### Given problem
Emit the data below verbatim, stripping out any pictures.

### Dataset extract
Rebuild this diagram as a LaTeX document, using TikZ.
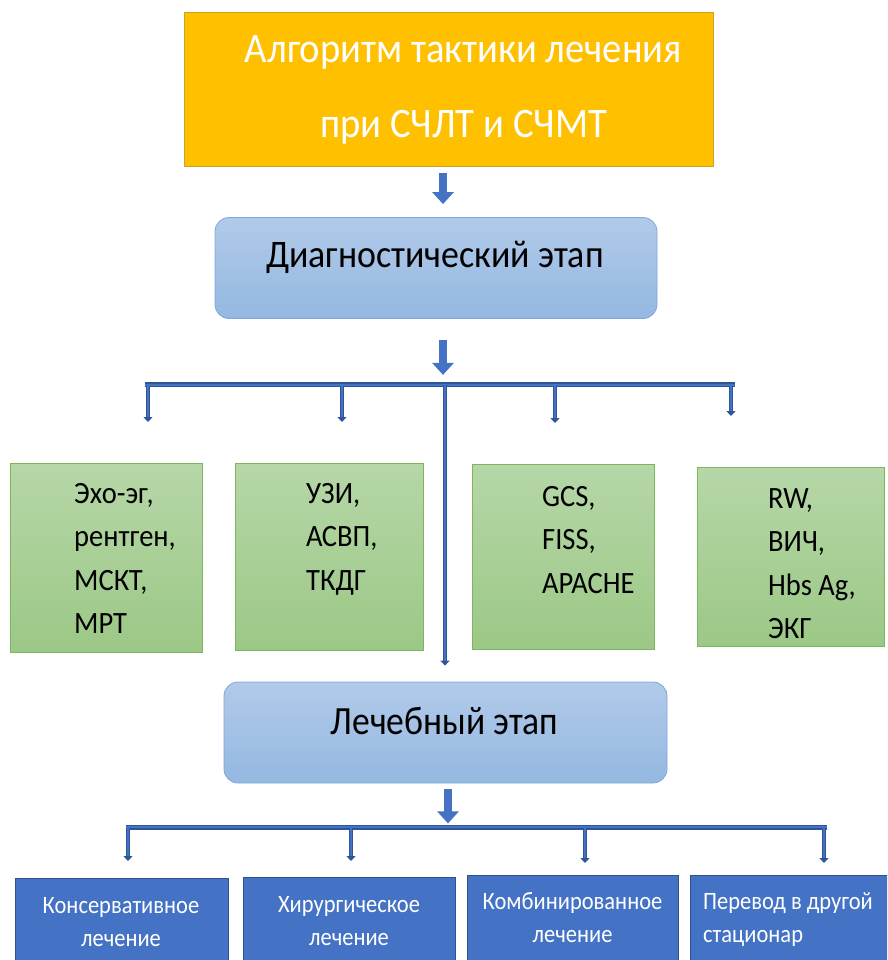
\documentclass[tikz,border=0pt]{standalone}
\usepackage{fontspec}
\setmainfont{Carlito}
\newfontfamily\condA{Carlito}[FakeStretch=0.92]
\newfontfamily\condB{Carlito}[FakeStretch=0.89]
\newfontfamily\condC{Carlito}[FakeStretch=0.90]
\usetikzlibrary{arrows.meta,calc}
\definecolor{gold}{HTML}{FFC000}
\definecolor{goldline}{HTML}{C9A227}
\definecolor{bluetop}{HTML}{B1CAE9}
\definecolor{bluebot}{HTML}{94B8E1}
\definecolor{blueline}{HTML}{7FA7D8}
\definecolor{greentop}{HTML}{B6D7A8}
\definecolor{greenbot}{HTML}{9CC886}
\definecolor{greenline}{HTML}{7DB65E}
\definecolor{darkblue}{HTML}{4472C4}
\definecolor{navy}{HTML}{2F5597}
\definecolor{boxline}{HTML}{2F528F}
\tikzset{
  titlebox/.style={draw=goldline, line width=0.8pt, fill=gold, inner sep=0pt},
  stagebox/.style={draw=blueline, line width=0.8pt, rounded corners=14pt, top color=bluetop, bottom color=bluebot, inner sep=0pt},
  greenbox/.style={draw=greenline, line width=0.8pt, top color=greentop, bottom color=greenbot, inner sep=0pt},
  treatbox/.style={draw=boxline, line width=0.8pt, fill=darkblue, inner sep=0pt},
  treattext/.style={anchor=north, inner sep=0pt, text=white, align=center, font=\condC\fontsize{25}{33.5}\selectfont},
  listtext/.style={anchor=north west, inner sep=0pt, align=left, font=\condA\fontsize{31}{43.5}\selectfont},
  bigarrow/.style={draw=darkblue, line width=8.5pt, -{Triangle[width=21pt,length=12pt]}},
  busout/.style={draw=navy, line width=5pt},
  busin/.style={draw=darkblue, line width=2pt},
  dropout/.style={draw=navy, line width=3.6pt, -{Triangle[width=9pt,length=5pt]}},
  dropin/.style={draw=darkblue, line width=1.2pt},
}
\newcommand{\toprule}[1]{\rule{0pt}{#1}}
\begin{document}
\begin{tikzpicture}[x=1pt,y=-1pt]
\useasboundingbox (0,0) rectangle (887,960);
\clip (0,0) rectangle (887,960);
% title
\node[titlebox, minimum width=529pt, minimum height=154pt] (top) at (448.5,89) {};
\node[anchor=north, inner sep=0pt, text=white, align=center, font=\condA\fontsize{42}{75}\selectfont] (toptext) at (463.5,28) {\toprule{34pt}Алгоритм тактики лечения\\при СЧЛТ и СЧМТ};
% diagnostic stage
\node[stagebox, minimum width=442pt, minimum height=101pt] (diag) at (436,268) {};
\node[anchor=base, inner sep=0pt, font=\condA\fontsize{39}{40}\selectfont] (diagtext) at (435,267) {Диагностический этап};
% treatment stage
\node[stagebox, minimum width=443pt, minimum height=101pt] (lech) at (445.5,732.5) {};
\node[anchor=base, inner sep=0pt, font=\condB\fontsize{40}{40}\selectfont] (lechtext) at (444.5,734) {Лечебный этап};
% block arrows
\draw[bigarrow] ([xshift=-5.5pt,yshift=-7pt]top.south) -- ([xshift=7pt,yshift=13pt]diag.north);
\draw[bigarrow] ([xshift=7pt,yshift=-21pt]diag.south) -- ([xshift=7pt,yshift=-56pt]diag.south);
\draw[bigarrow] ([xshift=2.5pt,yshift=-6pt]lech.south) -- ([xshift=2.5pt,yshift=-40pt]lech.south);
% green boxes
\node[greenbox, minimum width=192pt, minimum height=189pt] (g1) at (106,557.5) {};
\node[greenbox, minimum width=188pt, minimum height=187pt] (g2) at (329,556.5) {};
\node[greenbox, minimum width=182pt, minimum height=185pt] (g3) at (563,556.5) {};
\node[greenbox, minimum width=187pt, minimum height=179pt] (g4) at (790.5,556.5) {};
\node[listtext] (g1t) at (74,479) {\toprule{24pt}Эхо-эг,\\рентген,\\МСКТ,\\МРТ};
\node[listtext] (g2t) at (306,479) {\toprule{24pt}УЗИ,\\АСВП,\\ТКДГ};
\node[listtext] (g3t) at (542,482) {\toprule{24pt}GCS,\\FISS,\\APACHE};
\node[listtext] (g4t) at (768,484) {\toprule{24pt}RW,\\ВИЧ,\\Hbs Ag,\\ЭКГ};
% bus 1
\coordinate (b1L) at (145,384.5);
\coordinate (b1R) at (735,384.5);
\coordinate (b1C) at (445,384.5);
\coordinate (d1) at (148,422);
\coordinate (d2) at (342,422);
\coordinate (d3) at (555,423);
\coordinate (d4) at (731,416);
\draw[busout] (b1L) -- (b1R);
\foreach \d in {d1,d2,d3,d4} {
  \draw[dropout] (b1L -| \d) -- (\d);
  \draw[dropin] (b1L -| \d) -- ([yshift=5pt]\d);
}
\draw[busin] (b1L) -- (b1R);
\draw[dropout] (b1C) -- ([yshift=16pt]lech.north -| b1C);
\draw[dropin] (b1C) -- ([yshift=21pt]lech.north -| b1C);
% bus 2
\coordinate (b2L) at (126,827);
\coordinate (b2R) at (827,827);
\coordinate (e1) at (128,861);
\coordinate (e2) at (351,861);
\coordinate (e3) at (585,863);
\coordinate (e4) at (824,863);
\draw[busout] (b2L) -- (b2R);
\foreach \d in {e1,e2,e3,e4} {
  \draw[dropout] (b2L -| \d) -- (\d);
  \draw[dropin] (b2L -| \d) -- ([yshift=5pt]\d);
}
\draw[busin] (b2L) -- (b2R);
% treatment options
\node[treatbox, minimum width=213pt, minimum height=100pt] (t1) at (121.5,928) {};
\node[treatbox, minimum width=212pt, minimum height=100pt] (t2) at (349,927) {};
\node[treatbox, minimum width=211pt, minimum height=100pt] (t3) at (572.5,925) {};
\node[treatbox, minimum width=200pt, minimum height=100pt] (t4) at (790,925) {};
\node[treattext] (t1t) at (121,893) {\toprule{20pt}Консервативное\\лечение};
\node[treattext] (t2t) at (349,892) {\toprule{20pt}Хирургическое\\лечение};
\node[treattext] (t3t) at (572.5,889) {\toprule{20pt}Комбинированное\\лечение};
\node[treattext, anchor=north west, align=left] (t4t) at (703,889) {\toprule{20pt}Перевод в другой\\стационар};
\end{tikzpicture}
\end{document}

### Written response
Rebuild this diagram as a LaTeX document, using TikZ.
\documentclass[tikz,border=0pt]{standalone}
\usepackage{fontspec}
\setmainfont{Carlito}
\newfontfamily\condA{Carlito}[FakeStretch=0.92]
\newfontfamily\condB{Carlito}[FakeStretch=0.89]
\newfontfamily\condC{Carlito}[FakeStretch=0.90]
\usetikzlibrary{arrows.meta,calc}
\definecolor{gold}{HTML}{FFC000}
\definecolor{goldline}{HTML}{C9A227}
\definecolor{bluetop}{HTML}{B1CAE9}
\definecolor{bluebot}{HTML}{94B8E1}
\definecolor{blueline}{HTML}{7FA7D8}
\definecolor{greentop}{HTML}{B6D7A8}
\definecolor{greenbot}{HTML}{9CC886}
\definecolor{greenline}{HTML}{7DB65E}
\definecolor{darkblue}{HTML}{4472C4}
\definecolor{navy}{HTML}{2F5597}
\definecolor{boxline}{HTML}{2F528F}
\tikzset{
  titlebox/.style={draw=goldline, line width=0.8pt, fill=gold, inner sep=0pt},
  stagebox/.style={draw=blueline, line width=0.8pt, rounded corners=14pt, top color=bluetop, bottom color=bluebot, inner sep=0pt},
  greenbox/.style={draw=greenline, line width=0.8pt, top color=greentop, bottom color=greenbot, inner sep=0pt},
  treatbox/.style={draw=boxline, line width=0.8pt, fill=darkblue, inner sep=0pt},
  treattext/.style={anchor=north, inner sep=0pt, text=white, align=center, font=\condC\fontsize{25}{33.5}\selectfont},
  listtext/.style={anchor=north west, inner sep=0pt, align=left, font=\condA\fontsize{31}{43.5}\selectfont},
  bigarrow/.style={draw=darkblue, line width=8.5pt, -{Triangle[width=21pt,length=12pt]}},
  busout/.style={draw=navy, line width=5pt},
  busin/.style={draw=darkblue, line width=2pt},
  dropout/.style={draw=navy, line width=3.6pt, -{Triangle[width=9pt,length=5pt]}},
  dropin/.style={draw=darkblue, line width=1.2pt},
}
\newcommand{\toprule}[1]{\rule{0pt}{#1}}
\begin{document}
\begin{tikzpicture}[x=1pt,y=-1pt]
\useasboundingbox (0,0) rectangle (887,960);
\clip (0,0) rectangle (887,960);
% title
\node[titlebox, minimum width=529pt, minimum height=154pt] (top) at (448.5,89) {};
\node[anchor=north, inner sep=0pt, text=white, align=center, font=\condA\fontsize{42}{75}\selectfont] (toptext) at (463.5,28) {\toprule{34pt}Алгоритм тактики лечения\\при СЧЛТ и СЧМТ};
% diagnostic stage
\node[stagebox, minimum width=442pt, minimum height=101pt] (diag) at (436,268) {};
\node[anchor=base, inner sep=0pt, font=\condA\fontsize{39}{40}\selectfont] (diagtext) at (435,267) {Диагностический этап};
% treatment stage
\node[stagebox, minimum width=443pt, minimum height=101pt] (lech) at (445.5,732.5) {};
\node[anchor=base, inner sep=0pt, font=\condB\fontsize{40}{40}\selectfont] (lechtext) at (444.5,734) {Лечебный этап};
% block arrows
\draw[bigarrow] ([xshift=-5.5pt,yshift=-7pt]top.south) -- ([xshift=7pt,yshift=13pt]diag.north);
\draw[bigarrow] ([xshift=7pt,yshift=-21pt]diag.south) -- ([xshift=7pt,yshift=-56pt]diag.south);
\draw[bigarrow] ([xshift=2.5pt,yshift=-6pt]lech.south) -- ([xshift=2.5pt,yshift=-40pt]lech.south);
% green boxes
\node[greenbox, minimum width=192pt, minimum height=189pt] (g1) at (106,557.5) {};
\node[greenbox, minimum width=188pt, minimum height=187pt] (g2) at (329,556.5) {};
\node[greenbox, minimum width=182pt, minimum height=185pt] (g3) at (563,556.5) {};
\node[greenbox, minimum width=187pt, minimum height=179pt] (g4) at (790.5,556.5) {};
\node[listtext] (g1t) at (74,479) {\toprule{24pt}Эхо-эг,\\рентген,\\МСКТ,\\МРТ};
\node[listtext] (g2t) at (306,479) {\toprule{24pt}УЗИ,\\АСВП,\\ТКДГ};
\node[listtext] (g3t) at (542,482) {\toprule{24pt}GCS,\\FISS,\\APACHE};
\node[listtext] (g4t) at (768,484) {\toprule{24pt}RW,\\ВИЧ,\\Hbs Ag,\\ЭКГ};
% bus 1
\coordinate (b1L) at (145,384.5);
\coordinate (b1R) at (735,384.5);
\coordinate (b1C) at (445,384.5);
\coordinate (d1) at (148,422);
\coordinate (d2) at (342,422);
\coordinate (d3) at (555,423);
\coordinate (d4) at (731,416);
\draw[busout] (b1L) -- (b1R);
\foreach \d in {d1,d2,d3,d4} {
  \draw[dropout] (b1L -| \d) -- (\d);
  \draw[dropin] (b1L -| \d) -- ([yshift=5pt]\d);
}
\draw[busin] (b1L) -- (b1R);
\draw[dropout] (b1C) -- ([yshift=16pt]lech.north -| b1C);
\draw[dropin] (b1C) -- ([yshift=21pt]lech.north -| b1C);
% bus 2
\coordinate (b2L) at (126,827);
\coordinate (b2R) at (827,827);
\coordinate (e1) at (128,861);
\coordinate (e2) at (351,861);
\coordinate (e3) at (585,863);
\coordinate (e4) at (824,863);
\draw[busout] (b2L) -- (b2R);
\foreach \d in {e1,e2,e3,e4} {
  \draw[dropout] (b2L -| \d) -- (\d);
  \draw[dropin] (b2L -| \d) -- ([yshift=5pt]\d);
}
\draw[busin] (b2L) -- (b2R);
% treatment options
\node[treatbox, minimum width=213pt, minimum height=100pt] (t1) at (121.5,928) {};
\node[treatbox, minimum width=212pt, minimum height=100pt] (t2) at (349,927) {};
\node[treatbox, minimum width=211pt, minimum height=100pt] (t3) at (572.5,925) {};
\node[treatbox, minimum width=200pt, minimum height=100pt] (t4) at (790,925) {};
\node[treattext] (t1t) at (121,893) {\toprule{20pt}Консервативное\\лечение};
\node[treattext] (t2t) at (349,892) {\toprule{20pt}Хирургическое\\лечение};
\node[treattext] (t3t) at (572.5,889) {\toprule{20pt}Комбинированное\\лечение};
\node[treattext, anchor=north west, align=left] (t4t) at (703,889) {\toprule{20pt}Перевод в другой\\стационар};
\end{tikzpicture}
\end{document}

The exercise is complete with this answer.